Our algorithm is designed to become more precise with time, so here are the results by excluding the anomalies detected in the first week after we enabled the anomaly detection:
Anomalies of all criticalities: Recall : 0.999 Precision: 0.29 F1: 0.45
Only critical anomalies: Recall: 0.997 Precision: 0.34 F1: 0.51
Relabeling To illustrate how we have relabeled that data we are going to focus on a single variable of machine-1-1.
These are the training data for this variable:
We could already challenge the statement that these data are anomaly free since we can see the spike at the beginning of the dataset (a bit before 5000) and the increase in value in the second half. These two changes can strictly speaking be consider anomalies, if we do not have the context of how a user would define an anomaly. Notice that the metric never went above about 0.5, and most of the time was way below that value.
These are the test data for which data are labelled:
Let’s zoom in and circle the labelled anomalies in red:
In the following image you see the anomalies that I relabeled (in yellow)

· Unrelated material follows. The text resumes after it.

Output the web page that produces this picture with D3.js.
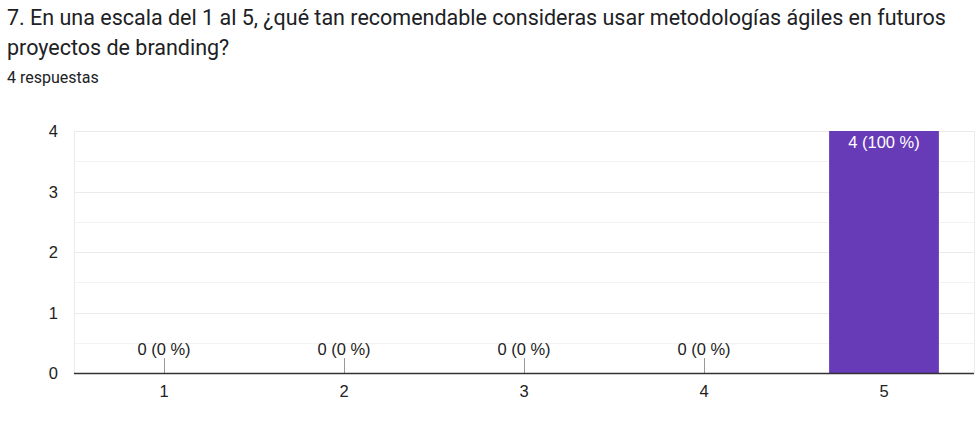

The first relabeled anomaly is because usually for this metric the values in second half of the day do not exceed so much those in the the first half of the day, the other three are because the picks have a higher value than previously observed.
The last two anomalies are identified because even if they had some similarities with the anomalies seen previously they had a way more oscillatory behavior.
Similar relabeling was done for all the variables of machine-1-1
Results for the relabeled data Anomalies of all criticalities: Recall : 1 Precision: 0.50 F1: 0.67
Only critical anomalies: Recall : 0.999 Precision: 0.52 F1: 0.68 And if we consider the performance after one week the anomaly detection is enabled: Anomalies of all criticalities: Recall: 1 Precision: 0.68 F1: 0.81
Only critical anomalies: Recall: 0.999 Precision: 0.76 F1: 0.86
Conclusion
Eyer's algorithm consistently excels in recall, meaning it successfully captures all labelled anomalies in both the original and relabeled datasets. While precision and F1 scores were lower with the original labels, they improved significantly after relabeling. This is a partial test and a wider range of data and labelled data is necessary in order to further asses Eyer’s algorithm. The strong performance of our algorithm on this data confirms its effectiveness in handling datasets with a high degree of cyclicality, as seen in the considered metrics that displayed clear daily cyclical patterns. The analysis presented in this note is a single node analysis, but Eyer can build alerts across multiple nodes. In the future we will use multiple nodes datasets.